In the 15-page chapter, written informally in third-person narrative, Latour describes a common object used in Berlin, a "Berlin Key" which is constructed so that after unlocking one's apartment door to leave from inside one can only retrieve the key from outside in a manner which locks the door behind oneself; upon entering, after one unlocks the door with the key, one must retrieve it from the inside, again locking the door behind oneself; this prevents leaving the door open but unlocked. The essay shows how many layers of significance a key can connote. In the P.M. Graves-Brown version, Lydia Davis translated the piece into English. Additional editing was completed and illustrations redrawn by Graves-Brown. The title could have been chosen as a witty word-play off of J.L. Austin's How to Do Things With Words.

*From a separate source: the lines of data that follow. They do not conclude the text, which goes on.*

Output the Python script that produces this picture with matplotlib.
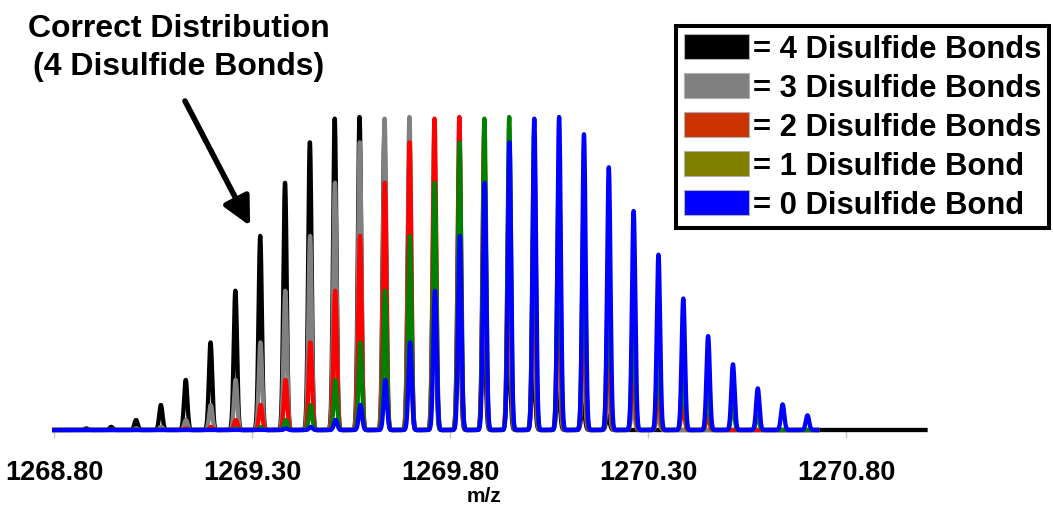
import numpy as np
import matplotlib
matplotlib.use("Agg")
import matplotlib.pyplot as plt
from matplotlib.patches import Patch

# relative heights of the isotope peaks, lightest isotope first
isotope_heights = [0.005, 0.01, 0.032, 0.08, 0.16, 0.28, 0.445, 0.62, 0.79, 0.92,
                   0.995, 1.0, 0.945, 0.84, 0.70, 0.56, 0.42, 0.30, 0.21, 0.133,
                   0.082, 0.047]
isotope_spacing = 0.06271  # m/z between isotope peaks (z = 16)

series_labels = ["= 4 Disulfide Bonds", "= 3 Disulfide Bonds", "= 2 Disulfide Bonds",
                 "= 1 Disulfide Bond", "= 0 Disulfide Bond"]
first_peak_mz = [1268.881, 1269.007, 1269.133, 1269.259, 1269.385]
scan_end_mz = [1271.00, 1270.727, 1270.727, 1270.727, 1270.727]
line_colors = ["#000000", "#808080", "#ff0000", "#008000", "#0000ff"]
legend_colors = ["#000000", "#808080", "#cc3300", "#808000", "#0000ff"]

tick_values = [1268.80, 1269.30, 1269.80, 1270.30, 1270.80]
tick_labels = ["1268.80", "1269.30", "1269.80", "1270.30", "1270.80"]

arrow_tip = (1269.2945, 0.652)

peak_sigma = 0.0042
W, H = 1053, 506

plt.rcParams["font.family"] = ["Liberation Sans", "DejaVu Sans"]
plt.rcParams["font.weight"] = "bold"


def profile(mz_start, mz_end, heights):
    mz = np.arange(1268.80, mz_end + 1e-9, 0.0004)
    inten = np.zeros_like(mz)
    for i, h in enumerate(heights):
        center = mz_start + i * isotope_spacing
        inten += h * np.exp(-0.5 * ((mz - center) / peak_sigma) ** 2)
    return mz, inten


fig = plt.figure(figsize=(W / 100, H / 100), dpi=100)
ax = fig.add_axes([54.3 / W, 1 - 431 / H, 871.2 / W, 331 / H])

for start, end, color in zip(first_peak_mz, scan_end_mz, line_colors):
    mz, inten = profile(start, end, isotope_heights)
    ax.plot(mz, inten, color=color, lw=3.1, clip_on=False, solid_joinstyle="round")

ax.set_xlim(1268.80, 1271.00)
ax.set_ylim(0, 331 / 313)
for side in ["top", "right", "left", "bottom"]:
    ax.spines[side].set_visible(False)
ax.set_yticks([])
ax.set_xticks(tick_values)
ax.set_xticklabels(tick_labels, fontsize=19.5, fontweight="bold")
ax.tick_params(axis="x", direction="out", length=6, width=1, color="#c8c8c8", pad=15)

fig.text(484 / W, 1 - 497 / H, "m/z", ha="center", va="center",
         fontsize=15, fontweight="bold")

fig.text(179 / W, 1 - 48 / H, "Correct Distribution\n(4 Disulfide Bonds)",
         ha="center", va="center", fontsize=23, fontweight="bold", linespacing=1.33)
ax.annotate("", xy=arrow_tip, xycoords="data",
            xytext=(185, H - 102), textcoords="figure pixels",
            arrowprops=dict(arrowstyle="-|>,head_length=0.5,head_width=0.25",
                            mutation_scale=34, lw=4.0, color="black",
                            shrinkA=0, shrinkB=0))

handles = [Patch(facecolor=c, edgecolor="#b0b0b0", lw=0.8) for c in legend_colors]
leg = ax.legend(handles, series_labels, loc="upper right",
                bbox_to_anchor=(1049 / W, 1 - 27 / H), bbox_transform=fig.transFigure,
                borderaxespad=0, prop={"size": 22.3, "weight": "bold"},
                handlelength=2.1, handleheight=0.87, handletextpad=0.1,
                labelspacing=0.28, borderpad=0.26, fancybox=False, framealpha=1)
leg.get_frame().set_edgecolor("black")
leg.get_frame().set_linewidth(2.9)

fig.savefig("out.png", dpi=100)
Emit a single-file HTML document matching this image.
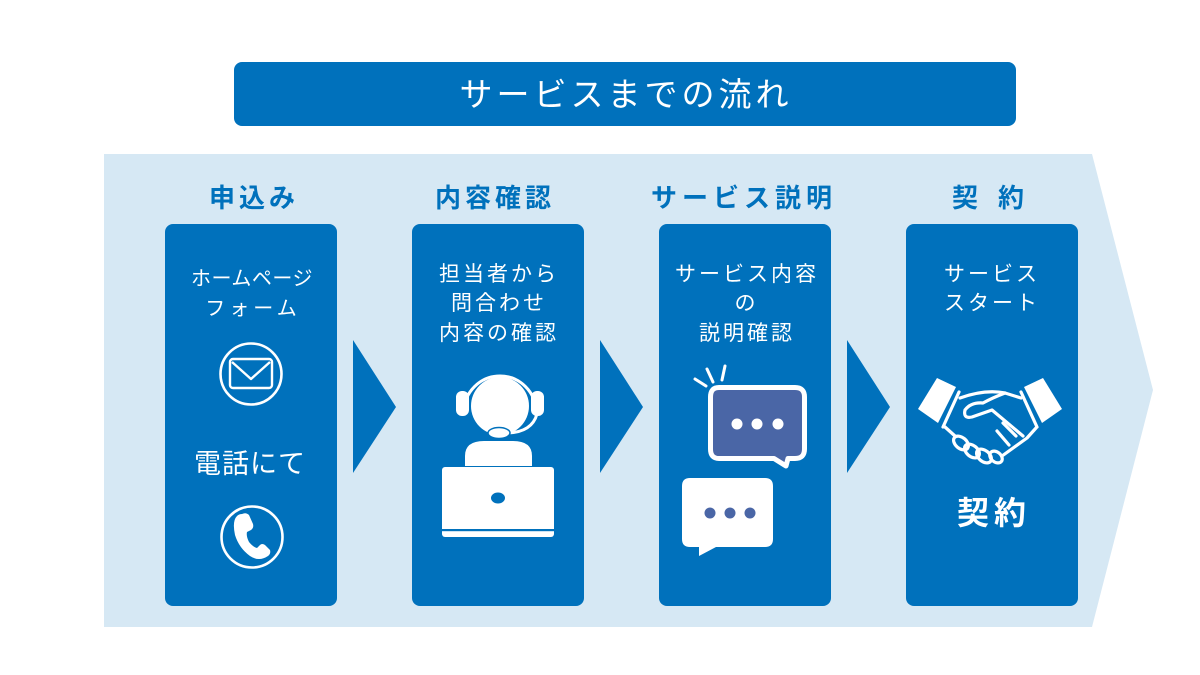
<!DOCTYPE html>
<html>
<head>
<meta charset="utf-8">
<style>
html,body{margin:0;padding:0;background:#fff;}
body{width:1200px;height:675px;overflow:hidden;}
svg{display:block;}
text{font-family:"Liberation Sans","Noto Sans CJK JP",sans-serif;}
.h{font-size:26px;font-weight:bold;fill:#0071BC;}
.t{font-size:21px;fill:#fff;}
</style>
</head>
<body>
<svg width="1200" height="675" viewBox="0 0 1200 675" xmlns="http://www.w3.org/2000/svg">
  <rect x="0" y="0" width="1200" height="675" fill="#fff"/>
  <!-- title bar -->
  <rect x="234" y="62" width="782" height="64" rx="8" fill="#0071BC"/>
  <text x="626" y="106" text-anchor="middle" fill="#fff" style="font-size:33px;letter-spacing:4px;">サービスまでの流れ</text>

  <!-- band -->
  <polygon points="104,154 1092,154 1153,390 1092,627 104,627" fill="#D6E8F4"/>

  <!-- headings -->
  <text class="h" x="254" y="207" text-anchor="middle" style="letter-spacing:4px;">申込み</text>
  <text class="h" x="495" y="207" text-anchor="middle" style="letter-spacing:4px;">内容確認</text>
  <text class="h" x="744" y="207" text-anchor="middle" style="letter-spacing:5px;">サービス説明</text>
  <text class="h" x="998" y="207" text-anchor="middle" style="letter-spacing:20px;">契約</text>

  <!-- cards -->
  <rect x="165" y="224" width="172" height="382" rx="8" fill="#0071BC"/>
  <rect x="412" y="224" width="172" height="382" rx="8" fill="#0071BC"/>
  <rect x="659" y="224" width="172" height="382" rx="8" fill="#0071BC"/>
  <rect x="906" y="224" width="172" height="382" rx="8" fill="#0071BC"/>

  <!-- arrows -->
  <polygon points="353,340 396,407 353,473" fill="#0071BC"/>
  <polygon points="600,340 643,407 600,473" fill="#0071BC"/>
  <polygon points="847,340 890,407 847,473" fill="#0071BC"/>

  <!-- card 1 -->
  <text class="t" x="252" y="285" text-anchor="middle" style="font-size:20px;letter-spacing:0.5px;">ホームページ</text>
  <text class="t" x="253" y="315" text-anchor="middle" style="font-size:20px;letter-spacing:4px;">フォーム</text>
  <circle cx="251" cy="374" r="30.5" fill="none" stroke="#fff" stroke-width="2.6"/>
  <rect x="230" y="359" width="42" height="29" rx="3" fill="none" stroke="#fff" stroke-width="2.4"/>
  <polyline points="232,362 251,379 270,362" fill="none" stroke="#fff" stroke-width="2.4" stroke-linejoin="round"/>
  <text class="t" x="250" y="473" text-anchor="middle" style="font-size:27px;letter-spacing:1px;">電話にて</text>
  <circle cx="252" cy="537" r="30.5" fill="none" stroke="#fff" stroke-width="2.6"/>
  <path d="M242 514 Q246 512 249 515 L253 524 Q254 528 251 530 L247 532 Q246 536 249 542 Q253 547 257 548 L260 545 Q262 543 265 545 L270 550 Q271 554 268 556 Q259 562 250 556 Q239 548 235 535 Q232 521 237 516 Q239 514 242 514 Z" fill="#fff"/>

  <!-- card 2 -->
  <text class="t" x="499" y="281" text-anchor="middle" style="letter-spacing:3px;">担当者から</text>
  <text class="t" x="499" y="310" text-anchor="middle" style="letter-spacing:3px;">問合わせ</text>
  <text class="t" x="499" y="340" text-anchor="middle" style="letter-spacing:3px;">内容の確認</text>
  <!-- operator -->
  <path d="M464 412 A36 36 0 0 1 536 412" fill="none" stroke="#fff" stroke-width="3"/>
  <circle cx="500" cy="406" r="29" fill="#fff"/>
  <rect x="456" y="391" width="13" height="25" rx="6" fill="#fff"/>
  <rect x="531" y="391" width="13" height="25" rx="6" fill="#fff"/>
  <path d="M537 414 Q532 432 508 433" fill="none" stroke="#fff" stroke-width="3"/>
  <ellipse cx="499" cy="433" rx="11" ry="5.5" fill="#fff" stroke="#0071BC" stroke-width="1.5"/>
  <path d="M465 466 L465 456 Q465 441 484 441 L513 441 Q532 441 532 456 L532 466 Z" fill="#fff"/>
  <rect x="442" y="467" width="112" height="70" rx="3" fill="#fff"/>
  <rect x="442" y="529" width="112" height="2.2" fill="#0071BC"/>
  <ellipse cx="498" cy="498" rx="7" ry="5.5" fill="#0071BC"/>

  <!-- card 3 -->
  <text class="t" x="747" y="281" text-anchor="middle" style="letter-spacing:3px;">サービス内容</text>
  <text class="t" x="745" y="310" text-anchor="middle">の</text>
  <text class="t" x="747" y="340" text-anchor="middle" style="letter-spacing:3px;">説明確認</text>
  <!-- sparkles -->
  <g stroke="#fff" stroke-width="3" stroke-linecap="round">
    <line x1="695" y1="379" x2="706" y2="386"/>
    <line x1="707" y1="369" x2="713" y2="382"/>
    <line x1="725" y1="366" x2="722" y2="380"/>
  </g>
  <path d="M719 387.5 H795 Q804.5 387.5 804.5 397 V449 Q804.5 458.5 795 458.5 H788 L786 466 L774 458.5 H719 Q710.5 458.5 710.5 449 V397 Q710.5 387.5 719 387.5 Z" fill="#4A66A6" stroke="#fff" stroke-width="5" stroke-linejoin="round"/>
  <circle cx="737" cy="424" r="5.5" fill="#fff"/>
  <circle cx="757" cy="424" r="5.5" fill="#fff"/>
  <circle cx="778" cy="424" r="5.5" fill="#fff"/>
  <path d="M690 478 H765 Q773 478 773 486 V539 Q773 547 765 547 H716 L699 556 L699 547 H690 Q682 547 682 539 V486 Q682 478 690 478 Z" fill="#fff"/>
  <circle cx="710" cy="513" r="5.5" fill="#4A66A6"/>
  <circle cx="730" cy="513" r="5.5" fill="#4A66A6"/>
  <circle cx="750" cy="513" r="5.5" fill="#4A66A6"/>

  <!-- card 4 -->
  <text class="t" x="992" y="281" text-anchor="middle" style="letter-spacing:3px;">サービス</text>
  <text class="t" x="992" y="310" text-anchor="middle" style="letter-spacing:3px;">スタート</text>
  <!-- handshake -->
  <polygon points="937,378 956,387 938,423 918,409" fill="#fff"/>
  <polygon points="1043,378 1024,387 1042,423 1062,409" fill="#fff"/>
  <g fill="none" stroke="#fff" stroke-width="3.2" stroke-linecap="round" stroke-linejoin="round">
    <line x1="959" y1="392" x2="943" y2="427"/>
    <line x1="1021" y1="392" x2="1037" y2="427"/>
    <path d="M960 398 Q985 389 1005 393 L1021 398"/>
    <path d="M1005 393 Q992 398 983 403 Q971 402 965 410 Q963 419 972 417 L992 410 L1023 436"/>
    <path d="M945 427 L955 436"/>
    <path d="M1002 456 L1027 438 L1036 428"/>
    <line x1="1003" y1="423" x2="1016" y2="436"/>
    <line x1="997" y1="431" x2="1009" y2="445"/>
    <ellipse cx="961" cy="443" rx="8.5" ry="5.5" transform="rotate(40 961 443)"/>
    <ellipse cx="972" cy="451" rx="8.5" ry="5.5" transform="rotate(40 972 451)"/>
    <ellipse cx="984" cy="456" rx="8.5" ry="5.5" transform="rotate(40 984 456)"/>
    <ellipse cx="996" cy="457" rx="7" ry="5" transform="rotate(40 996 457)"/>
  </g>
  <text x="994" y="524" text-anchor="middle" fill="#fff" style="font-size:32px;font-weight:bold;letter-spacing:5px;">契約</text>
</svg>
</body>
</html>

Latour argues that while an object's purposefully designed material nature may recommend or permit a highly controlled set of functional purposes, it may also offer a broad range of valuable possibilities.

Latour uses the Berlin key to show that there are social constraints which force people to do whatever it is that the object makes them do; thus, the object (the Berlin key) is a sign, of sorts, telling the inhabitants to "lock their doors at night, but never during the day."

Latour discusses the relationship between the social realm and the technological realm. He asserts that the Sociologist and the Technologist are "enemy brothers", thinking they will come to an end—the sociologist with the social and the technologist with objects.